Mac McCool - Children's Book Illustrations and Graphic Novels

Monday, December 31, 2007

Happy New Year!!!


Happy New Year to all of you! It's chilly here in France, but the bookstores are stocked with great graphic novels! Wishing great health for you and all your loved ones, success in your endeavors, lots of happy moments, and grand adventures worth sharing for generations!

Tuesday, December 18, 2007

Tuesday Tip: The Right Width of Gutters


In comic art, the "gutter" defines the space between panels. How wide should gutters be? Generally, not so far apart that the panels seem disconnected and no longer belonging to a meaningful visual group and reading sequence (fig. 1). When the gutter width is small enough, the page looks like a pictorial unit (figs. 2 & 3). However, most artists do not reduce the gutter to a single line (fig. 3), and we'll see the pros and cons of this approach in another post. Still, if you have the heart of an experimenter, one device with which very few comic artists have tinkered is gutter widths, especially varying gutter widths.

Saturday, December 08, 2007

Amulet is Out!


At the Children's Graphic Novel Day last November, Kazu Kibuishi showed us the first copy of his first graphic novel with Scholastic, Amulet. It's now out!

Wednesday, December 05, 2007

Tuesday Tip: Thick Balloon Pointers

A funny phenomenon happens if you draw your balloon pointers too thick: your balloons become cardboard cutouts floating in the world of your comics (and your characters could bump their heads against them!). To preserve the illusion that speech balloons only exist in the mind's ear of the reader, keep those pointers slim!

Monday, December 03, 2007

Louisville Courier-Journal Introduces Tintin and European Comics to U.S. Readers

Journalist Tamara Ikenberg introduces the character of Tintin (a superstar in French-speaking Europe) and other top series of "bande dessinée" (comics in French) in two well-researched articles in the Courier-Journal of Louisville, Kentucky. With the rise of children's graphic novels in America, we can learn much about the success of children's comics in France and Belgium, where top-sellers often sell in the millions.

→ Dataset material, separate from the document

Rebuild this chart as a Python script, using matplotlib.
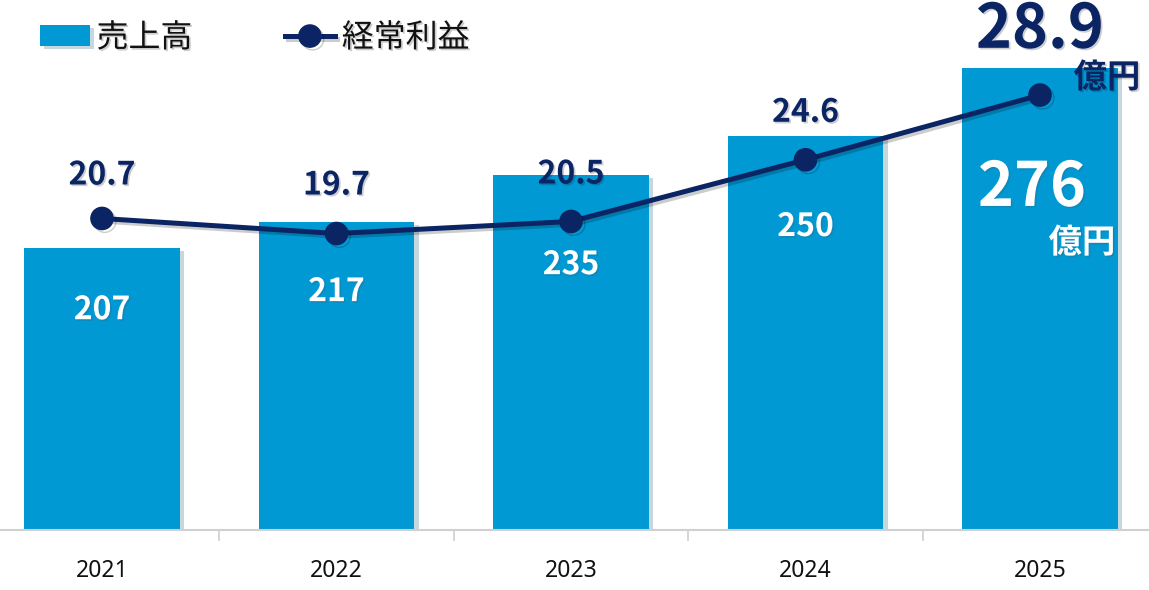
import matplotlib
matplotlib.use("Agg")
import matplotlib.pyplot as plt
import matplotlib.patheffects as pe
import numpy as np

plt.rcParams['font.family'] = ['Noto Sans CJK JP', 'DejaVu Sans']

years = ['2021', '2022', '2023', '2024', '2025']
sales = [207, 217, 235, 250, 276]          # 売上高 (億円)
profit = [20.7, 19.7, 20.5, 24.6, 28.9]    # 経常利益 (億円)

BAR_COLOR = '#0099D4'
LINE_COLOR = '#0B2463'

# label offsets in pixels (bar labels below bar top, line labels above point)
bar_label_dy = [-62, -70, -90, -91, -120]
line_label_dy = [43, 48, 47, 47, 65]
PX = 0.72  # px -> pt at dpi 100

fig = plt.figure(figsize=(11.49, 5.90), dpi=100)
ax = fig.add_axes([0, 60 / 590, 1, 520 / 590])
x = np.arange(len(years))

shadow = [pe.SimplePatchShadow(offset=(3, -2), alpha=0.22, rho=0.5), pe.Normal()]
text_shadow = [pe.withSimplePatchShadow(offset=(1.2, -1.2), alpha=0.2)]

bars = ax.bar(x, sales, width=0.665, color=BAR_COLOR, zorder=2, label='売上高')
for b in bars:
    b.set_path_effects(shadow)

ax.set_xlim((0 - 102) / 234.5, (1149 - 102) / 234.5)
ax.set_ylim(99, 298.3)
ax.set_xticks(x)
ax.set_xticklabels(years, fontsize=16.5, color='#111111', family=['Noto Sans', 'DejaVu Sans'])
ax.tick_params(axis='x', which='major', length=0, pad=21)
ax.set_xticks(x[:-1] + 0.5, minor=True)
ax.tick_params(axis='x', which='minor', length=8, width=1.2, color='#d0d0d0')
ax.set_yticks([])
for s in ['top', 'right', 'left']:
    ax.spines[s].set_visible(False)
ax.spines['bottom'].set_color('#d0d0d0')
ax.spines['bottom'].set_linewidth(1.5)

for i, v in enumerate(sales):
    big = i == len(sales) - 1
    ax.annotate(str(v), (x[i], v), xytext=(-8 * PX if big else 0, bar_label_dy[i] * PX),
                textcoords='offset points', ha='center', va='center',
                fontsize=44 if big else 23, fontweight='bold', color='white',
                path_effects=text_shadow, zorder=5)
    if big:
        ax.annotate('億円', (x[i], v), xytext=(42 * PX, (bar_label_dy[i] - 55) * PX),
                    textcoords='offset points', ha='center', va='center',
                    fontsize=24, fontweight='bold', color='white',
                    path_effects=text_shadow, zorder=5)

ax2 = ax.twinx()
ax2.set_ylim(0, 520 / 15.05)
ax2.set_yticks([])
for s in ax2.spines.values():
    s.set_visible(False)
line, = ax2.plot(x, profit, color=LINE_COLOR, linewidth=3.6, marker='o', markersize=16,
                 zorder=3, label='経常利益')
line.set_path_effects([pe.SimpleLineShadow(offset=(2, -2), alpha=0.2), pe.Normal()])

for i, v in enumerate(profit):
    big = i == len(profit) - 1
    ax2.annotate(f'{v:.1f}', (x[i], v), xytext=(0, line_label_dy[i] * PX),
                 textcoords='offset points', ha='center', va='center',
                 fontsize=44 if big else 23, fontweight='bold', color=LINE_COLOR,
                 path_effects=text_shadow, zorder=6)
    if big:
        ax2.annotate('億円', (x[i], v), xytext=(67 * PX, 17 * PX),
                     textcoords='offset points', ha='center', va='center',
                     fontsize=24, fontweight='bold', color=LINE_COLOR,
                     path_effects=text_shadow, zorder=6)

leg = ax2.legend(handles=[bars, line], loc='upper left', ncol=2,
                 bbox_to_anchor=(40 / 1149, 1 - 22 / 590), bbox_transform=fig.transFigure,
                 frameon=False, fontsize=23, handlelength=1.55, handleheight=0.65,
                 handletextpad=0.22, columnspacing=2.9, borderpad=0, borderaxespad=0)
for t in leg.get_texts():
    t.set_path_effects(text_shadow)
    t.set_color('#111111')

fig.savefig('out.png', dpi=100)
plt.close(fig)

Saturday, December 01, 2007

Night Predator


I didn't see it at first, but the loud cracking of dry bush couldn't have been a bird or a rabbit.

An hour and a half before, I had headed out for the hills, not realizing how soon the sun would set. Halfway through, near the peak, an purplish orange sky tinted by the smoke off the Malibu Hills signaled I now had to pick between the shortest or the longest way home. The short way followed a narrow path I hadn't hiked on in more than a year. Lots of it could have changed in that time. Would I see the path when it got dark? The longest way guaranteed it'd be dark by the time I stepped back on a paved road, however the path was large and I knew it well. I chose the long way.

Once night set in, I picked up a stick and a heavy fist-size rock.

Coyotes live in those hills as well as mountain lions. A coyote won't generally attack a creature larger than itself, but in a small pack, and at night, when they start hunting, how certain would you feel?

Only about 100 yards to go. It's dark. Still no sign of the moon. The eyes can't see far. Smudges of dark and darker black surround me. I hear dry brushes crackle on both side of the path. I grip my rock, stand tall, keep on pacing. When I look to the side, something moved. I keep walking. Then the silhouette of a coyote, not 30 feet from me, overlooking the trail cuts against the charcoal gray of the hills. The predator looks about with a jitter, as coyotes often do. I reach the road. A sigh of relief and excitement. What was on the other side of the trail?